# [Instructions for the task]
Write out the listing below in full and exactly, leaving out every picture.

# [Data block]
======

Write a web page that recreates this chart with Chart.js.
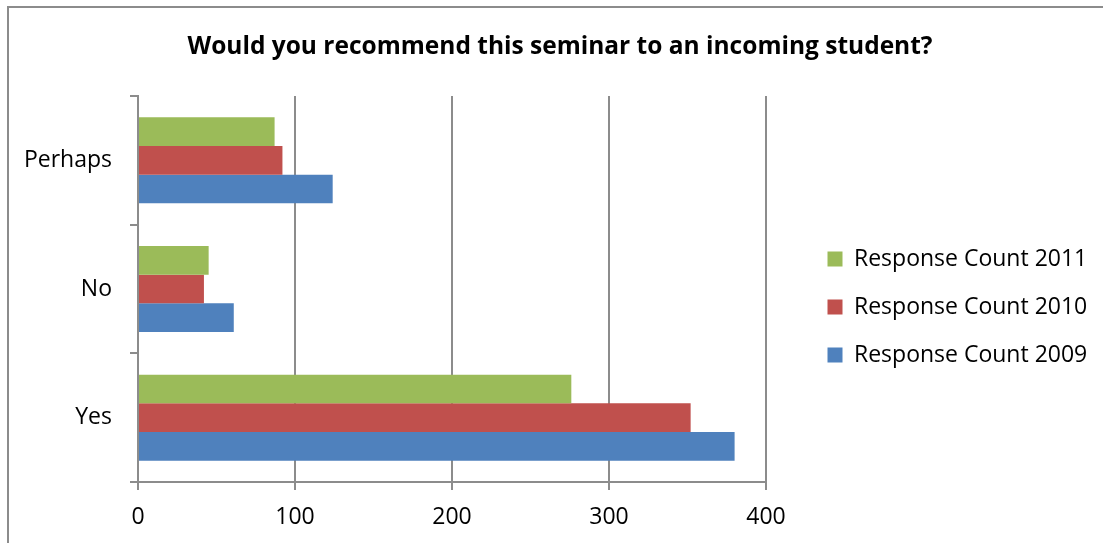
<!DOCTYPE html>
<html>
<head>
<meta charset="utf-8">
<script src="https://cdn.jsdelivr.net/npm/chart.js@4.4.0/dist/chart.umd.min.js"></script>
<style>
  body { margin: 0; background: #fff; }
  #wrap { width: 1103px; height: 543px; }
</style>
</head>
<body>
<div id="wrap"><canvas id="myChart" width="1103" height="543"></canvas></div>
<script>
// answers, top to bottom as drawn
var answers = ['Perhaps', 'No', 'Yes']
var count2011 = [87, 45, 276]
var count2010 = [92, 42, 352]
var count2009 = [124, 61, 380]
var xTicks = [0, 100, 200, 300, 400]

var axisGrey = '#8c8c8c'
var font = "'Open Sans', sans-serif"
var plotRight = 766   // where the 400 gridline sits
var innerGap = 36.5   // space between plot and legend box

// outer frame, only left and top edges show in the picture
var frame = {
  id: 'frame',
  beforeDraw: function(chart) {
    var ctx = chart.ctx
    ctx.save()
    ctx.fillStyle = '#fff'
    ctx.fillRect(0, 0, chart.width, chart.height)
    ctx.strokeStyle = '#8c8c8c'
    ctx.lineWidth = 2
    ctx.beginPath()
    ctx.moveTo(8, chart.height)
    ctx.lineTo(8, 7)
    ctx.lineTo(chart.width, 7)
    ctx.stroke()
    ctx.restore()
  }
}

// empty boxes either side of the legend
function spacer(weight, widthFn) {
  return {
    position: 'right', weight: weight, fullSize: false,
    options: { display: false },
    width: 0, height: 0, left: 0, top: 0, right: 0, bottom: 0,
    isHorizontal: function() { return false },
    update: function(maxWidth, maxHeight) { this.width = widthFn(); this.height = maxHeight },
    draw: function() {}
  }
}
var gaps = {
  id: 'gaps',
  beforeInit: function(chart) {
    Chart.layouts.addBox(chart, spacer(100, function() { return innerGap }))
    Chart.layouts.addBox(chart, spacer(1100, function() {
      var lw = chart.legend ? chart.legend.width : 0
      return Math.max(0, chart.width - plotRight - innerGap - lw)
    }))
  }
}

var ctx = document.getElementById('myChart').getContext('2d')
var chartOne = new Chart(ctx, {
  type: 'bar',
  plugins: [frame, gaps],
  data: {
    labels: answers,
    datasets: [
      { label: 'Response Count 2011', data: count2011, backgroundColor: '#9BBB59' },
      { label: 'Response Count 2010', data: count2010, backgroundColor: '#C0504D' },
      { label: 'Response Count 2009', data: count2009, backgroundColor: '#4F81BD' }
    ]
  },
  options: {
    indexAxis: 'y',
    responsive: false,
    animation: false,
    datasets: { bar: { barPercentage: 1, categoryPercentage: 0.668 } },
    layout: { padding: { left: 17, right: 0, top: 0, bottom: 0 } },
    scales: {
      x: {
        min: 0, max: 400,
        afterBuildTicks: function(scale) { scale.ticks = xTicks.map(function(v) { return { value: v } }) },
        afterFit: function(scale) { scale.height = 61 },
        grid: { color: axisGrey, lineWidth: 2, tickLength: 8, drawTicks: true },
        border: { color: axisGrey, width: 2 },
        ticks: { color: '#000', padding: 14, font: { family: font, size: 23 } }
      },
      y: {
        afterFit: function(scale) { scale.width = 121 },
        grid: { offset: true, drawOnChartArea: false, color: axisGrey, lineWidth: 2, tickLength: 8 },
        border: { color: axisGrey, width: 2 },
        ticks: { color: '#000', padding: 18, font: { family: font, size: 23 } }
      }
    },
    plugins: {
      title: {
        display: true,
        text: 'Would you recommend this seminar to an incoming student?',
        color: '#000',
        font: { family: font, size: 24.5, weight: 'bold', lineHeight: 1.2 },
        padding: { top: 32.3, bottom: 34.3 }
      },
      legend: {
        position: 'right',
        fullSize: false,
        maxWidth: 400,
        title: { display: true, text: '', padding: 0, font: { size: 30, lineHeight: 1.2 } },
        labels: {
          color: '#000',
          boxWidth: 15, boxHeight: 15,
          padding: 25,
          font: { family: font, size: 23 }
        }
      },
      tooltip: { enabled: false }
    }
  }
})
</script>
</body>
</html>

======

# [Expected answer]
Write a web page that recreates this chart with Chart.js.
<!DOCTYPE html>
<html>
<head>
<meta charset="utf-8">
<script src="https://cdn.jsdelivr.net/npm/chart.js@4.4.0/dist/chart.umd.min.js"></script>
<style>
  body { margin: 0; background: #fff; }
  #wrap { width: 1103px; height: 543px; }
</style>
</head>
<body>
<div id="wrap"><canvas id="myChart" width="1103" height="543"></canvas></div>
<script>
// answers, top to bottom as drawn
var answers = ['Perhaps', 'No', 'Yes']
var count2011 = [87, 45, 276]
var count2010 = [92, 42, 352]
var count2009 = [124, 61, 380]
var xTicks = [0, 100, 200, 300, 400]

var axisGrey = '#8c8c8c'
var font = "'Open Sans', sans-serif"
var plotRight = 766   // where the 400 gridline sits
var innerGap = 36.5   // space between plot and legend box

// outer frame, only left and top edges show in the picture
var frame = {
  id: 'frame',
  beforeDraw: function(chart) {
    var ctx = chart.ctx
    ctx.save()
    ctx.fillStyle = '#fff'
    ctx.fillRect(0, 0, chart.width, chart.height)
    ctx.strokeStyle = '#8c8c8c'
    ctx.lineWidth = 2
    ctx.beginPath()
    ctx.moveTo(8, chart.height)
    ctx.lineTo(8, 7)
    ctx.lineTo(chart.width, 7)
    ctx.stroke()
    ctx.restore()
  }
}

// empty boxes either side of the legend
function spacer(weight, widthFn) {
  return {
    position: 'right', weight: weight, fullSize: false,
    options: { display: false },
    width: 0, height: 0, left: 0, top: 0, right: 0, bottom: 0,
    isHorizontal: function() { return false },
    update: function(maxWidth, maxHeight) { this.width = widthFn(); this.height = maxHeight },
    draw: function() {}
  }
}
var gaps = {
  id: 'gaps',
  beforeInit: function(chart) {
    Chart.layouts.addBox(chart, spacer(100, function() { return innerGap }))
    Chart.layouts.addBox(chart, spacer(1100, function() {
      var lw = chart.legend ? chart.legend.width : 0
      return Math.max(0, chart.width - plotRight - innerGap - lw)
    }))
  }
}

var ctx = document.getElementById('myChart').getContext('2d')
var chartOne = new Chart(ctx, {
  type: 'bar',
  plugins: [frame, gaps],
  data: {
    labels: answers,
    datasets: [
      { label: 'Response Count 2011', data: count2011, backgroundColor: '#9BBB59' },
      { label: 'Response Count 2010', data: count2010, backgroundColor: '#C0504D' },
      { label: 'Response Count 2009', data: count2009, backgroundColor: '#4F81BD' }
    ]
  },
  options: {
    indexAxis: 'y',
    responsive: false,
    animation: false,
    datasets: { bar: { barPercentage: 1, categoryPercentage: 0.668 } },
    layout: { padding: { left: 17, right: 0, top: 0, bottom: 0 } },
    scales: {
      x: {
        min: 0, max: 400,
        afterBuildTicks: function(scale) { scale.ticks = xTicks.map(function(v) { return { value: v } }) },
        afterFit: function(scale) { scale.height = 61 },
        grid: { color: axisGrey, lineWidth: 2, tickLength: 8, drawTicks: true },
        border: { color: axisGrey, width: 2 },
        ticks: { color: '#000', padding: 14, font: { family: font, size: 23 } }
      },
      y: {
        afterFit: function(scale) { scale.width = 121 },
        grid: { offset: true, drawOnChartArea: false, color: axisGrey, lineWidth: 2, tickLength: 8 },
        border: { color: axisGrey, width: 2 },
        ticks: { color: '#000', padding: 18, font: { family: font, size: 23 } }
      }
    },
    plugins: {
      title: {
        display: true,
        text: 'Would you recommend this seminar to an incoming student?',
        color: '#000',
        font: { family: font, size: 24.5, weight: 'bold', lineHeight: 1.2 },
        padding: { top: 32.3, bottom: 34.3 }
      },
      legend: {
        position: 'right',
        fullSize: false,
        maxWidth: 400,
        title: { display: true, text: '', padding: 0, font: { size: 30, lineHeight: 1.2 } },
        labels: {
          color: '#000',
          boxWidth: 15, boxHeight: 15,
          padding: 25,
          font: { family: font, size: 23 }
        }
      },
      tooltip: { enabled: false }
    }
  }
})
</script>
</body>
</html>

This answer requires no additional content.